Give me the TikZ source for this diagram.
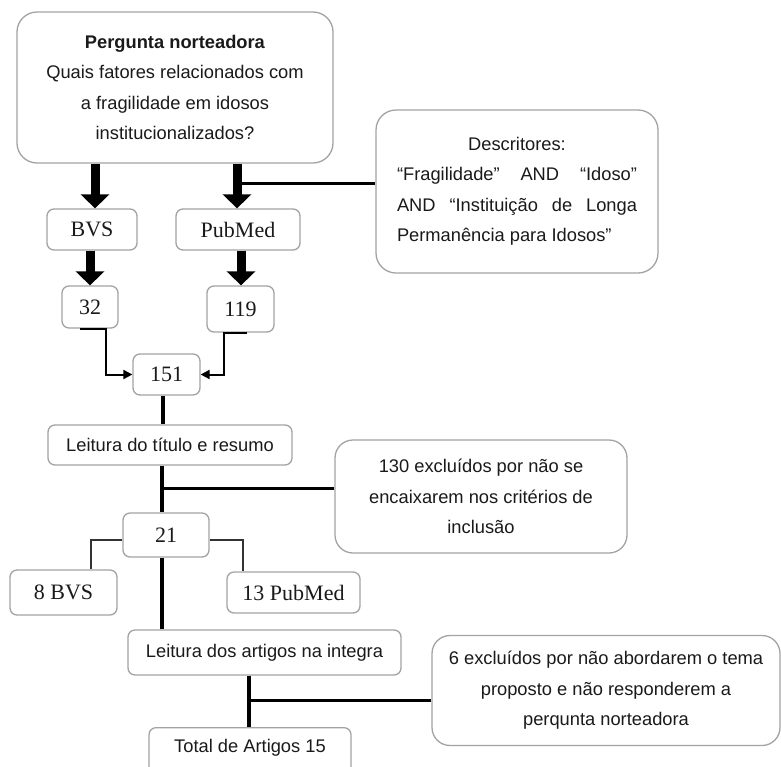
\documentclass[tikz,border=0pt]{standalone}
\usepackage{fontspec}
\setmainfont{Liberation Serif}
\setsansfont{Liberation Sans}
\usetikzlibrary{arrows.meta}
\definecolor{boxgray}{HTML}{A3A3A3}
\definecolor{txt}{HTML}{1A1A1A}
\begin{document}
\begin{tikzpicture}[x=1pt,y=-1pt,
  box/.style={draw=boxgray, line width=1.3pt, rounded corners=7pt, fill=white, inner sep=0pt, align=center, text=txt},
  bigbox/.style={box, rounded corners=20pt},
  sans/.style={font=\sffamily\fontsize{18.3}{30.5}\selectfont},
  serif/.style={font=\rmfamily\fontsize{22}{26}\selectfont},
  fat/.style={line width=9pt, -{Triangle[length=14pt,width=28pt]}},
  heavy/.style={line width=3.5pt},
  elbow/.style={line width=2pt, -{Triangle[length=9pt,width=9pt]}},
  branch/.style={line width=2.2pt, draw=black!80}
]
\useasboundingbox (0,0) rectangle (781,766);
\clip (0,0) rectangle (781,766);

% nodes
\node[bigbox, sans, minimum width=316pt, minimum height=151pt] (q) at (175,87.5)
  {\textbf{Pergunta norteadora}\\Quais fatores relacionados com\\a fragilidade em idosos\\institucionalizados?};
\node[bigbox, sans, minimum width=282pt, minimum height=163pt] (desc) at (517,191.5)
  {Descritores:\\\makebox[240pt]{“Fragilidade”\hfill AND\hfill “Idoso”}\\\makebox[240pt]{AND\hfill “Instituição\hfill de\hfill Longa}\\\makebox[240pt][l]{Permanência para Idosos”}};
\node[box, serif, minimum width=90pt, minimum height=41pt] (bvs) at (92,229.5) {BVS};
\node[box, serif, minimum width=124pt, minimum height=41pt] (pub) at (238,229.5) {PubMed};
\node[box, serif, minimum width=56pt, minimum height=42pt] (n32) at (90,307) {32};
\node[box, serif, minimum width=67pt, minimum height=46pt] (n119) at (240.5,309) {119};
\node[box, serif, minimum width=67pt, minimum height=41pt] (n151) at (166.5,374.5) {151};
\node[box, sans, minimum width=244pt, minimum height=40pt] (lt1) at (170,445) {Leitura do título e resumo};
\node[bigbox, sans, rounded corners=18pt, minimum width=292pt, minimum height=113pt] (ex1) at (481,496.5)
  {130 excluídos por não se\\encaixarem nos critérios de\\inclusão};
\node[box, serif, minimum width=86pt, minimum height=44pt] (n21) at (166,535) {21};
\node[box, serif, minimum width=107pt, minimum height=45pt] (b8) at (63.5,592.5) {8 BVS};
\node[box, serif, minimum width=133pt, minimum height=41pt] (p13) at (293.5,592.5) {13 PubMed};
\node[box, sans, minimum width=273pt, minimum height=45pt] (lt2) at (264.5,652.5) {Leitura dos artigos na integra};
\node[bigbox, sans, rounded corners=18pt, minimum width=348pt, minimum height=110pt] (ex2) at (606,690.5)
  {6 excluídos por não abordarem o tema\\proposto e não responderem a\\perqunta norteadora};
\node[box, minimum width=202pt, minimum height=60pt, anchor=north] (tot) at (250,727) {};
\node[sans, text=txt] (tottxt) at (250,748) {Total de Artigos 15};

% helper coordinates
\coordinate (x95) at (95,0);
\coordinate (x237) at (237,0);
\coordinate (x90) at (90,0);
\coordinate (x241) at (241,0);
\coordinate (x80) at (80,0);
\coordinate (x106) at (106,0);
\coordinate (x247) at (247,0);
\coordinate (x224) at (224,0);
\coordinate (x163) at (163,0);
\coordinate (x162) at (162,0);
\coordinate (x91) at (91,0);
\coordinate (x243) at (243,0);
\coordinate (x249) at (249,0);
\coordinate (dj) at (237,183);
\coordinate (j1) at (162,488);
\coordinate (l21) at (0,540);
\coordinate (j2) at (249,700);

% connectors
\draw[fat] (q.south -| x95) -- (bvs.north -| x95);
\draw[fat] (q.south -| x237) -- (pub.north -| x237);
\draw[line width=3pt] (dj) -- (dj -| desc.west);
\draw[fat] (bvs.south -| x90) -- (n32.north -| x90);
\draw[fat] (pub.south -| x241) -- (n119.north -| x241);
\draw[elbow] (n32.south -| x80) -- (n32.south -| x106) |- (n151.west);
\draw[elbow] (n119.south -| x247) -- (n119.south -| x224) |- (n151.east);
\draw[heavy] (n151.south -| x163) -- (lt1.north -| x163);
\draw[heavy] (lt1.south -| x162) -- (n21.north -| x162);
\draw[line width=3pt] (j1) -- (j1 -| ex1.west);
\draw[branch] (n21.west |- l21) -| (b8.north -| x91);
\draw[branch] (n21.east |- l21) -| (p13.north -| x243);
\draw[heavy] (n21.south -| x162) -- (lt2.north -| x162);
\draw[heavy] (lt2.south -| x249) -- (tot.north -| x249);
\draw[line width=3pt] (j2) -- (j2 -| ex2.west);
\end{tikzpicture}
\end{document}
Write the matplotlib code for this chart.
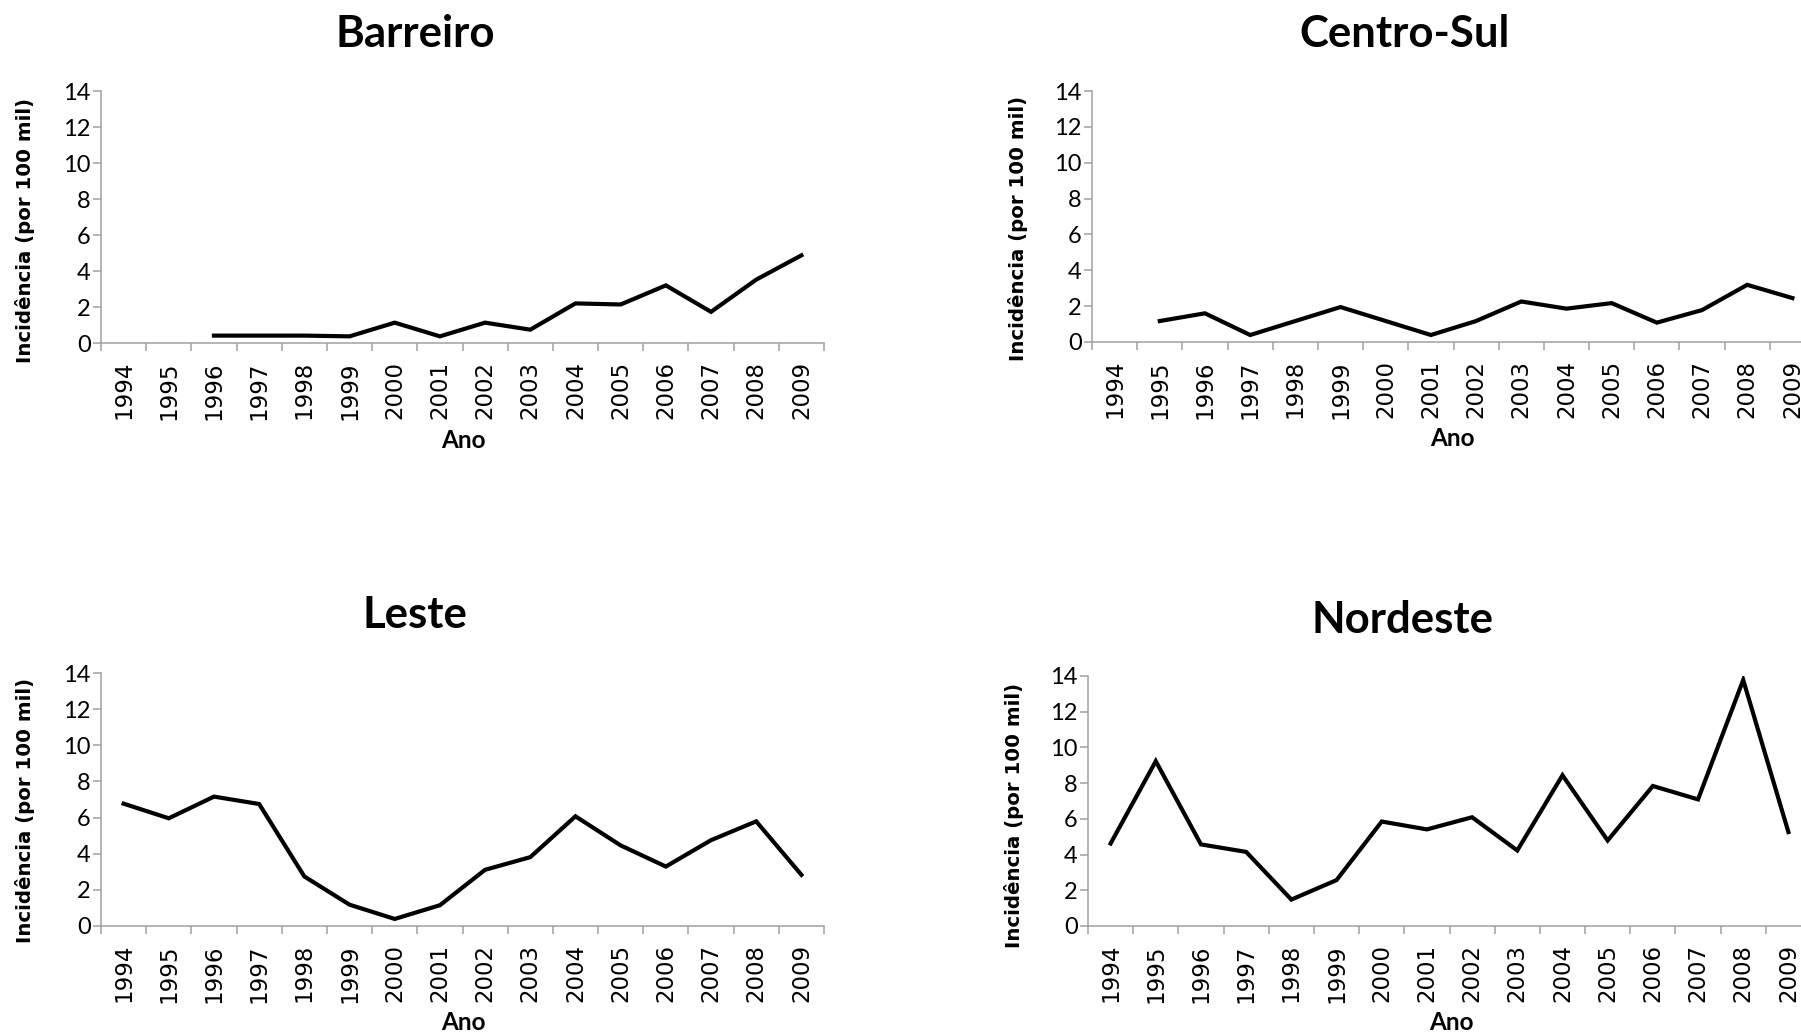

# # #

> [THE EXERCISE]
Images in the data above are to be skipped. Retype all other material exactly.

> [OUTPUT OF THE EXERCISE]
Give me the TikZ source for this diagram.
\documentclass[tikz,border=0pt]{standalone}
\usepackage{fontspec}
\setmainfont{Liberation Serif}
\setsansfont{Liberation Sans}
\usetikzlibrary{arrows.meta}
\definecolor{boxgray}{HTML}{A3A3A3}
\definecolor{txt}{HTML}{1A1A1A}
\begin{document}
\begin{tikzpicture}[x=1pt,y=-1pt,
  box/.style={draw=boxgray, line width=1.3pt, rounded corners=7pt, fill=white, inner sep=0pt, align=center, text=txt},
  bigbox/.style={box, rounded corners=20pt},
  sans/.style={font=\sffamily\fontsize{18.3}{30.5}\selectfont},
  serif/.style={font=\rmfamily\fontsize{22}{26}\selectfont},
  fat/.style={line width=9pt, -{Triangle[length=14pt,width=28pt]}},
  heavy/.style={line width=3.5pt},
  elbow/.style={line width=2pt, -{Triangle[length=9pt,width=9pt]}},
  branch/.style={line width=2.2pt, draw=black!80}
]
\useasboundingbox (0,0) rectangle (781,766);
\clip (0,0) rectangle (781,766);

% nodes
\node[bigbox, sans, minimum width=316pt, minimum height=151pt] (q) at (175,87.5)
  {\textbf{Pergunta norteadora}\\Quais fatores relacionados com\\a fragilidade em idosos\\institucionalizados?};
\node[bigbox, sans, minimum width=282pt, minimum height=163pt] (desc) at (517,191.5)
  {Descritores:\\\makebox[240pt]{“Fragilidade”\hfill AND\hfill “Idoso”}\\\makebox[240pt]{AND\hfill “Instituição\hfill de\hfill Longa}\\\makebox[240pt][l]{Permanência para Idosos”}};
\node[box, serif, minimum width=90pt, minimum height=41pt] (bvs) at (92,229.5) {BVS};
\node[box, serif, minimum width=124pt, minimum height=41pt] (pub) at (238,229.5) {PubMed};
\node[box, serif, minimum width=56pt, minimum height=42pt] (n32) at (90,307) {32};
\node[box, serif, minimum width=67pt, minimum height=46pt] (n119) at (240.5,309) {119};
\node[box, serif, minimum width=67pt, minimum height=41pt] (n151) at (166.5,374.5) {151};
\node[box, sans, minimum width=244pt, minimum height=40pt] (lt1) at (170,445) {Leitura do título e resumo};
\node[bigbox, sans, rounded corners=18pt, minimum width=292pt, minimum height=113pt] (ex1) at (481,496.5)
  {130 excluídos por não se\\encaixarem nos critérios de\\inclusão};
\node[box, serif, minimum width=86pt, minimum height=44pt] (n21) at (166,535) {21};
\node[box, serif, minimum width=107pt, minimum height=45pt] (b8) at (63.5,592.5) {8 BVS};
\node[box, serif, minimum width=133pt, minimum height=41pt] (p13) at (293.5,592.5) {13 PubMed};
\node[box, sans, minimum width=273pt, minimum height=45pt] (lt2) at (264.5,652.5) {Leitura dos artigos na integra};
\node[bigbox, sans, rounded corners=18pt, minimum width=348pt, minimum height=110pt] (ex2) at (606,690.5)
  {6 excluídos por não abordarem o tema\\proposto e não responderem a\\perqunta norteadora};
\node[box, minimum width=202pt, minimum height=60pt, anchor=north] (tot) at (250,727) {};
\node[sans, text=txt] (tottxt) at (250,748) {Total de Artigos 15};

% helper coordinates
\coordinate (x95) at (95,0);
\coordinate (x237) at (237,0);
\coordinate (x90) at (90,0);
\coordinate (x241) at (241,0);
\coordinate (x80) at (80,0);
\coordinate (x106) at (106,0);
\coordinate (x247) at (247,0);
\coordinate (x224) at (224,0);
\coordinate (x163) at (163,0);
\coordinate (x162) at (162,0);
\coordinate (x91) at (91,0);
\coordinate (x243) at (243,0);
\coordinate (x249) at (249,0);
\coordinate (dj) at (237,183);
\coordinate (j1) at (162,488);
\coordinate (l21) at (0,540);
\coordinate (j2) at (249,700);

% connectors
\draw[fat] (q.south -| x95) -- (bvs.north -| x95);
\draw[fat] (q.south -| x237) -- (pub.north -| x237);
\draw[line width=3pt] (dj) -- (dj -| desc.west);
\draw[fat] (bvs.south -| x90) -- (n32.north -| x90);
\draw[fat] (pub.south -| x241) -- (n119.north -| x241);
\draw[elbow] (n32.south -| x80) -- (n32.south -| x106) |- (n151.west);
\draw[elbow] (n119.south -| x247) -- (n119.south -| x224) |- (n151.east);
\draw[heavy] (n151.south -| x163) -- (lt1.north -| x163);
\draw[heavy] (lt1.south -| x162) -- (n21.north -| x162);
\draw[line width=3pt] (j1) -- (j1 -| ex1.west);
\draw[branch] (n21.west |- l21) -| (b8.north -| x91);
\draw[branch] (n21.east |- l21) -| (p13.north -| x243);
\draw[heavy] (n21.south -| x162) -- (lt2.north -| x162);
\draw[heavy] (lt2.south -| x249) -- (tot.north -| x249);
\draw[line width=3pt] (j2) -- (j2 -| ex2.west);
\end{tikzpicture}
\end{document}
Write the matplotlib code for this chart.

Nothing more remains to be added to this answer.